There is a lot more content of the sort you would have bought in the past but now you can get free on the Web: a directory of Congressional offices, standup comedy routines, gym workout videos, Zagat restaurant guides and a growing library of books. There is also a fair bit of free content, public-domain e-books like the complete works of Shakespeare and lots of advertising-supported media. (BusinessWeek has a report this week on the App store’s role in music.)

What’s most interesting is how iPhone users are willing to spend money in ways that Web users are not.
I’ve criticized Apple from time to time for not having a coherent approach to delivering free content with advertising. But in some ways, the development of a market for paid content is a bigger and less expected achievement.

Why has this happened? Apple has created an environment that makes buying digital goods easy and common.

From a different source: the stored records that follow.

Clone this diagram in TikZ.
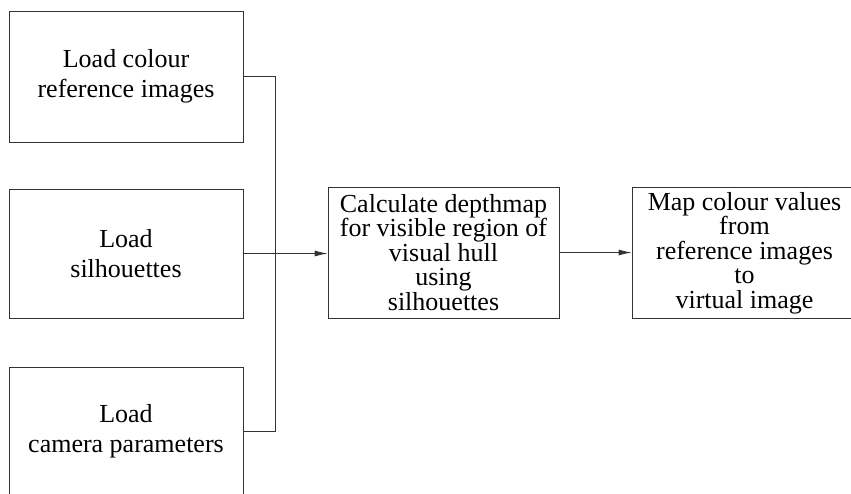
\documentclass[tikz,border=0pt]{standalone}
\usepackage{fontspec}
\setmainfont{Liberation Serif}
\usetikzlibrary{arrows.meta}
\begin{document}
\begin{tikzpicture}[x=1pt,y=-1pt,
  lbox/.style={draw=black!80,line width=0.8pt,inner sep=0pt,minimum width=234pt,align=center,font=\fontsize{26}{30}\selectfont},
  cbox/.style={draw=black!80,line width=0.8pt,inner sep=0pt,minimum height=131pt,align=center,font=\fontsize{26}{24.5}\selectfont},
  conn/.style={draw=black!80,line width=0.8pt},
  arr/.style={conn,-{Latex[length=13pt,width=6pt]}}]
\useasboundingbox (0,0) rectangle (851,493);
\node[lbox,minimum height=131pt] (top) at (126,76.5) {Load colour\\reference images};
\node[lbox,minimum height=129pt] (mid) at (126,253.5) {Load\\silhouettes};
\node[lbox,minimum height=128pt] (bot) at (126,431) {Load\\camera parameters};
\node[cbox,minimum width=231pt] (calc) at (443.5,252.5) {Calculate depthmap\\for visible region of\\visual hull\\using\\silhouettes};
\node[cbox,minimum width=225pt] (map) at (744.5,253) {Map colour values\\from\\reference images\\to\\virtual image};
\coordinate (j) at (275,76);
\draw[conn] (top.east) -- (top.east -| j) -- (bot.east -| j) -- (bot.east);
\draw[arr] (mid.east) -- (mid.east -| calc.west);
\draw[arr] (calc.east) -- (calc.east -| map.west);
\end{tikzpicture}
\end{document}
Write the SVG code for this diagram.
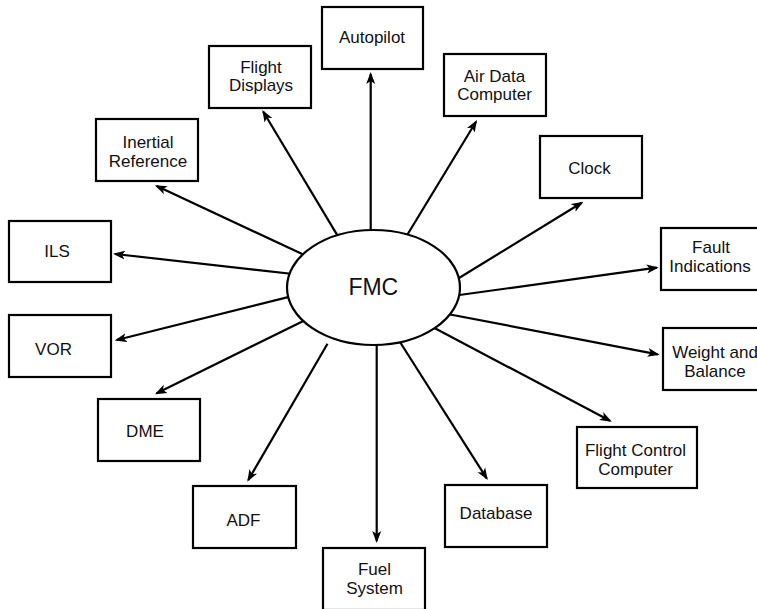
<svg xmlns="http://www.w3.org/2000/svg" width="757" height="609" viewBox="0 0 757 609">
<style>
.box{fill:#fff;stroke:#000;stroke-width:2.2}
.lbl{font-family:"Liberation Sans",Arial,sans-serif;font-size:17px;fill:#111;text-anchor:middle}
.conn{stroke:#000;stroke-width:2.2;fill:none;marker-end:url(#arr)}
</style>
<defs>
<marker id="arr" viewBox="0 0 12 10" markerUnits="userSpaceOnUse" markerWidth="12" markerHeight="10" refX="10" refY="5" orient="auto">
<path d="M0,0.5 L12,5 L0,9.5 L3,5 z" fill="#000"/>
</marker>
</defs>
<rect width="757" height="609" fill="#fff"/>
<g id="connectors">
<line class="conn" x1="370.7" y1="245" x2="370.7" y2="74"/>
<line class="conn" x1="343.7" y1="245.9" x2="263.3" y2="111.7"/>
<line class="conn" x1="400.5" y1="246" x2="476" y2="121.7"/>
<line class="conn" x1="446" y1="286" x2="581.7" y2="202.7"/>
<line class="conn" x1="445" y1="297" x2="656.7" y2="267.7"/>
<line class="conn" x1="437" y1="312" x2="657.7" y2="354.3"/>
<line class="conn" x1="425" y1="323" x2="610" y2="420.7"/>
<line class="conn" x1="393.6" y1="332" x2="486.7" y2="478.3"/>
<line class="conn" x1="376.7" y1="330" x2="376.7" y2="541"/>
<line class="conn" x1="327.5" y1="343.7" x2="248.3" y2="480"/>
<line class="conn" x1="313.5" y1="316" x2="156.7" y2="393.3"/>
<line class="conn" x1="291" y1="296.4" x2="116.7" y2="340"/>
<line class="conn" x1="302" y1="275" x2="115" y2="254"/>
<line class="conn" x1="315" y1="260" x2="156.7" y2="186"/>
</g>
<g id="fmc">
<ellipse cx="373.5" cy="287.5" rx="86.5" ry="57.5" fill="#fff" stroke="#000" stroke-width="2.2"/>
<text x="373.3" y="295" font-family="'Liberation Sans',Arial,sans-serif" font-size="23" fill="#111" text-anchor="middle">FMC</text>
</g>
<g id="autopilot">
<rect class="box" x="322" y="7" width="101" height="62"/>
<text class="lbl" x="372" y="43">Autopilot</text>
</g>
<g id="flight-displays">
<rect class="box" x="209" y="46" width="102" height="62"/>
<text class="lbl" x="261" y="72.5">Flight</text>
<text class="lbl" x="261" y="91">Displays</text>
</g>
<g id="air-data-computer">
<rect class="box" x="444" y="54" width="102" height="62"/>
<text class="lbl" x="494.5" y="81.5">Air Data</text>
<text class="lbl" x="494.5" y="100">Computer</text>
</g>
<g id="clock">
<rect class="box" x="540" y="136" width="102" height="62"/>
<text class="lbl" x="589.5" y="174">Clock</text>
</g>
<g id="fault-indications">
<rect class="box" x="661" y="228" width="102" height="62"/>
<text class="lbl" x="711" y="253">Fault</text>
<text class="lbl" x="710" y="271.5">Indications</text>
</g>
<g id="weight-and-balance">
<rect class="box" x="663" y="328" width="102" height="62"/>
<text class="lbl" x="715" y="358">Weight and</text>
<text class="lbl" x="715" y="376.5">Balance</text>
</g>
<g id="flight-control-computer">
<rect class="box" x="577" y="427" width="120" height="61"/>
<text class="lbl" x="635.5" y="456">Flight Control</text>
<text class="lbl" x="635.5" y="474.5">Computer</text>
</g>
<g id="database">
<rect class="box" x="445" y="485" width="102" height="62"/>
<text class="lbl" x="496" y="519">Database</text>
</g>
<g id="fuel-system">
<rect class="box" x="323" y="548" width="102" height="62"/>
<text class="lbl" x="374.5" y="575">Fuel</text>
<text class="lbl" x="374.5" y="593.5">System</text>
</g>
<g id="adf">
<rect class="box" x="193" y="486" width="103" height="62"/>
<text class="lbl" x="243.5" y="526">ADF</text>
</g>
<g id="dme">
<rect class="box" x="98" y="399" width="102" height="62"/>
<text class="lbl" x="145" y="436.5">DME</text>
</g>
<g id="vor">
<rect class="box" x="9" y="315" width="102" height="62"/>
<text class="lbl" x="53.5" y="355">VOR</text>
</g>
<g id="ils">
<rect class="box" x="9" y="221" width="102" height="61"/>
<text class="lbl" x="57" y="256.5">ILS</text>
</g>
<g id="inertial-reference">
<rect class="box" x="96" y="119" width="102" height="62"/>
<text class="lbl" x="148" y="148">Inertial</text>
<text class="lbl" x="148" y="166.5">Reference</text>
</g>
</svg>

With an infrastructure that supports one-click purchases of songs and videos, it was easy to add applications in the same paradigm. Paying for software, especially games, is not new to Apple customers. So when you see the iPhone manual or the Frommer’s Paris guidebook, it feels natural to click. (And of course, your credit card is already on file with Apple.)

There are certainly other precedents. Many people who steal songs through Limewire nonetheless pay $1.99 to use the same tunes as ringtones. And for avid book readers, Amazon’s Kindle has found a market willing to pay for electronic books. Apple is also starting to sell subscriptions to bundles of music, video and images from certain bands, like Depeche Mode. This is technically a product of the Music store, not the App store, but it still shows how people may be willing to pay for various bundles of content online

There is a lot of work to do here. For example, I find the O’Reilly iPhone book a little hard to use. The text doesn’t seem particularly well-formatted for the iPhone page. And I would love to see more interactive features that utilize the phone interface (including some of David’s videos).

Andrew Savikas, O’Reilly’s vice president for digital initiatives, agrees with me, saying that the iPhone manual was rushed to get it out before Christmas. The company now has 20 titles in development for the iPhone (and eventually other mobile phones), and it is spending more time weaving in hyperlinks and adding other features.

“There is a lot more we can do to take advantage of this as a new medium,” he said. O’Reilly, which sells to a lot of early adopters, has a range of digital distribution media.

“We try to say all of our writing is writing for the Web, and all of our publishing is digital publishing, so all our focus is building things into the content that make it more friendly to be digital,” he said.

Before media companies rejoice that Apple has found a way to persuade a generation used to getting everything free on the Web to pay for some content, they should look a bit more closely at O’Reilly’s experience with the iPhone manual.

The book, which sells for $24.99, was initially offered as an iPhone app for $4.99. When the publisher raised the price to $9.99, sales fell 75 percent. O’Reilly quickly dropped the price back down to the lower level.

“This audience is very price sensitive,” Mr. Savikas said.

So even if all content doesn’t have to be free, it may well have to be cheap.